Regarding the fashion industry, Coco Chanel famously remarked that 'Copying is the ransom of success'.
It doesn't take much sleuthing to discover rampant plagiarism in womenswear, as fast fashion empires chew up and spit out cheaply made copies of designer frocks but the problem is also a concern in the kidswear industry whether in the guise of knock-offs of internationally beloved brands like Bobo Choses, Tinycottons, and Oaks of Acorn on Chinese site Alibaba or creative theft from the high street. What is a designer to do?
Unfortunately, since fashion is considered utilitarian, copyright laws do not protect designers.
This is why Forever 21 has been sued over 50 times unsuccessfully for plagiarism; clothing simply cannot be protected, even when the copying is blatant and obvious.
Many brands are very protective of their collections, restricting photography at trade shows and tightly coordinating launch dates and reveals, but it's no match for the speed of the greedy fashion machine.
As a designer, plagiarism feels like a punch to the gut.
Gardner and the Gang's Kristin Nystrom shares her story: 'I would just like to question why the big dragons—that obviously have a big 'cash cow' behind them—can't just hire designers? I mean real designers, not people that steal ideas for the small shops that have spent months and months getting the ideas together and the products just right. I was once approached by someone from H&M that said my brand was one of their influences of the season. She said that I should be so proud that we were picked.
I just laughed in her face. Why should I be proud that a dragon steals my customers? Even if we are in NO WAY a competitor to them we certainly have clients that buy products in both places and some people just do not have the knowledge or interest in design. The just look at the price tag—this is what is so damaging to our business and so discouraging'.
Developing strong relationships with customers through a strategic marketing effort across all the right social channels, including email, is a critical way to nourish your base of supporters.
The truth is that most people shopping at big box stores are not necessarily the same people supporting independent kidswear designers. While there is some overlap, when your customers really buy into your brand, they become your biggest fans and brand advocates.
When Oaks of Acorn Creative Director Bezanne Lau discovered her collection had been knocked off in China and was being sold on Alibaba, she sprung into action, sending a newsletter to her customers to reinforce her thanks for supporting her independent label, and encouraging her fans to report any other instances of plagiarism.

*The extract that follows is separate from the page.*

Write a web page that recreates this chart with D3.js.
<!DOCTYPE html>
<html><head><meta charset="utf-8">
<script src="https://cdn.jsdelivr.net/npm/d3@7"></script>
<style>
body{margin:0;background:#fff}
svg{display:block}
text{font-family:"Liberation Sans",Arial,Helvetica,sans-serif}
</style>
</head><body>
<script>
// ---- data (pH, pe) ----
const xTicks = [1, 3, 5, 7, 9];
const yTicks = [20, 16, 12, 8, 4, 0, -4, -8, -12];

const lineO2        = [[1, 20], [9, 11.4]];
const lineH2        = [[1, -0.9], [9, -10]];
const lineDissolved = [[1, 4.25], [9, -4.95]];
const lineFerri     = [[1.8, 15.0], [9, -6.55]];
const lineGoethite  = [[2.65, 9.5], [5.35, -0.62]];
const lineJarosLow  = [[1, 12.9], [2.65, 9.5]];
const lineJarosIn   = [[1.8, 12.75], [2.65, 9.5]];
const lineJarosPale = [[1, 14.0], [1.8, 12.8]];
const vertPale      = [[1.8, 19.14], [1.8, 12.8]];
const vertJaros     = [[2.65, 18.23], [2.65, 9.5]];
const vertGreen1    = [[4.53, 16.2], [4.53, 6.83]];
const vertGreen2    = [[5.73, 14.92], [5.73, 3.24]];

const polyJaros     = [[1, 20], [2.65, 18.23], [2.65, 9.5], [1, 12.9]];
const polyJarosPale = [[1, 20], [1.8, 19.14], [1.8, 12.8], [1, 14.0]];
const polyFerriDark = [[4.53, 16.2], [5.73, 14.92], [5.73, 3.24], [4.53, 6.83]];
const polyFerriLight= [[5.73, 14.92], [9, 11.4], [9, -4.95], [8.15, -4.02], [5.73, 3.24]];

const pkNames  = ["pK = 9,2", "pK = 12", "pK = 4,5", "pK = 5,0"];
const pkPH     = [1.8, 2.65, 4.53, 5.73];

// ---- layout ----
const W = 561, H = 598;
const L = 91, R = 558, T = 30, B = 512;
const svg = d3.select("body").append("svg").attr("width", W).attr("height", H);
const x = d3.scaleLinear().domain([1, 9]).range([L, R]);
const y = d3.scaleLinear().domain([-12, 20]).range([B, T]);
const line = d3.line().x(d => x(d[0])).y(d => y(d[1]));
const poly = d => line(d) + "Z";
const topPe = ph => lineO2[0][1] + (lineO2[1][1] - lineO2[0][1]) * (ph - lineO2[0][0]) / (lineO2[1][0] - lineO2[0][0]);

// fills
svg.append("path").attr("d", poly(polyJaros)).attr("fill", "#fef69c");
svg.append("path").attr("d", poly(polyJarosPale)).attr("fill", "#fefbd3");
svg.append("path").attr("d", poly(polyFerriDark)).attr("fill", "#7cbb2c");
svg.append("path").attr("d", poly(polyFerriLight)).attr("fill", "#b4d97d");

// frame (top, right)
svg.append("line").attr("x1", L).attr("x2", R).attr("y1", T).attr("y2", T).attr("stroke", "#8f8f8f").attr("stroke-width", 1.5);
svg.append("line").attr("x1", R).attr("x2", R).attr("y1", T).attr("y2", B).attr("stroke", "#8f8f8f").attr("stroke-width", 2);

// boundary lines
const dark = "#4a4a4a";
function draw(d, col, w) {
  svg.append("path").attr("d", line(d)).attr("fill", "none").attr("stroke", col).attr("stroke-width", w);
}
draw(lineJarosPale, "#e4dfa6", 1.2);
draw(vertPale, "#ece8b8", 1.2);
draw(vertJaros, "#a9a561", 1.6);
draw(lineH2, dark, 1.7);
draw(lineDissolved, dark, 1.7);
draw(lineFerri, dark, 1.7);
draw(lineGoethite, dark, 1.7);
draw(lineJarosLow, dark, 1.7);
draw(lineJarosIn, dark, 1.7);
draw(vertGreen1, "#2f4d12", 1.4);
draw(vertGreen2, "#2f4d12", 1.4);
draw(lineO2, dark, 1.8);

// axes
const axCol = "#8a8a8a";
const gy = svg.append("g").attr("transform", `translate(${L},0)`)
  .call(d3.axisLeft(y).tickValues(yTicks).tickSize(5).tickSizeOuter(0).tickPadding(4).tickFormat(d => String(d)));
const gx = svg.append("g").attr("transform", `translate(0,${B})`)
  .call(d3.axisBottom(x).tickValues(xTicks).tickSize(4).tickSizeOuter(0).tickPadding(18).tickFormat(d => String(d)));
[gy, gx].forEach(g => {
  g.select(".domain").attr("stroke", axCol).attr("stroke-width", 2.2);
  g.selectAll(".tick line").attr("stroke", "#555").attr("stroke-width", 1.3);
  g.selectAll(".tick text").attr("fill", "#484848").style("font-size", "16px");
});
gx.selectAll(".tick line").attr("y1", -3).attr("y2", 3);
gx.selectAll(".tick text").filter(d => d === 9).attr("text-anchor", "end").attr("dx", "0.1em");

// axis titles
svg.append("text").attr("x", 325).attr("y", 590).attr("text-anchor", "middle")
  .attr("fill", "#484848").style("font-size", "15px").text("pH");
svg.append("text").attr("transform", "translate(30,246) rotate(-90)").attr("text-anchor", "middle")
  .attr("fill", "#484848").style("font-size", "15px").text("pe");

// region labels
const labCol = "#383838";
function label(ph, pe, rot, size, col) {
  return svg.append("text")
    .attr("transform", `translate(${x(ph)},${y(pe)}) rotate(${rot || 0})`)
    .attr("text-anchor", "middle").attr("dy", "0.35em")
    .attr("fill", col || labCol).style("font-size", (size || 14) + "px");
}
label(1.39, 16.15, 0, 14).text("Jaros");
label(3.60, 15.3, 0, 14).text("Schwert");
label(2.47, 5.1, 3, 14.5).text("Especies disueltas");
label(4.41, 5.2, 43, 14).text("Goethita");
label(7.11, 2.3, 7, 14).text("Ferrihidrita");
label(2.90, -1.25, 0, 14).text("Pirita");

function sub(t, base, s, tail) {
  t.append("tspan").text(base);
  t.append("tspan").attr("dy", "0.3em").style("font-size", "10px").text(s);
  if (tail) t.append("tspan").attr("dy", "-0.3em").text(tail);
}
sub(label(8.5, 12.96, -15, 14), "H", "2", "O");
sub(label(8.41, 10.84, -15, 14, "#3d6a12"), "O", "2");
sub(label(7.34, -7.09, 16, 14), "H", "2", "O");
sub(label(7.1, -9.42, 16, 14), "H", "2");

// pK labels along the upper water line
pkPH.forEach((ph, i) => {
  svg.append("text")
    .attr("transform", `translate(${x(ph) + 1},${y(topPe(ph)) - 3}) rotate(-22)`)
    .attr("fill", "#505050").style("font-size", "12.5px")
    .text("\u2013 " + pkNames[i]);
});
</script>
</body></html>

This approach helps bring awareness and creates honesty and transparency between brand and customer.
Oaks of Acorn SS17 collection
In a more perfect world, fair partnerships between large and small labels would abound. Above-board collaborations between smaller labels and the big boys are a thing to be welcomed and embraced by the kids fashion community. Not only are transparent partnerships ethical, they help bring independent kids fashion designers to a broader audience, which helps not just the designer, but the industry as a whole.
The Adidas-Mini Rodini and Tinycottons x Puma collabs spring to mind as well as Gardner and the Gang's collaboration with American actress Jaime King.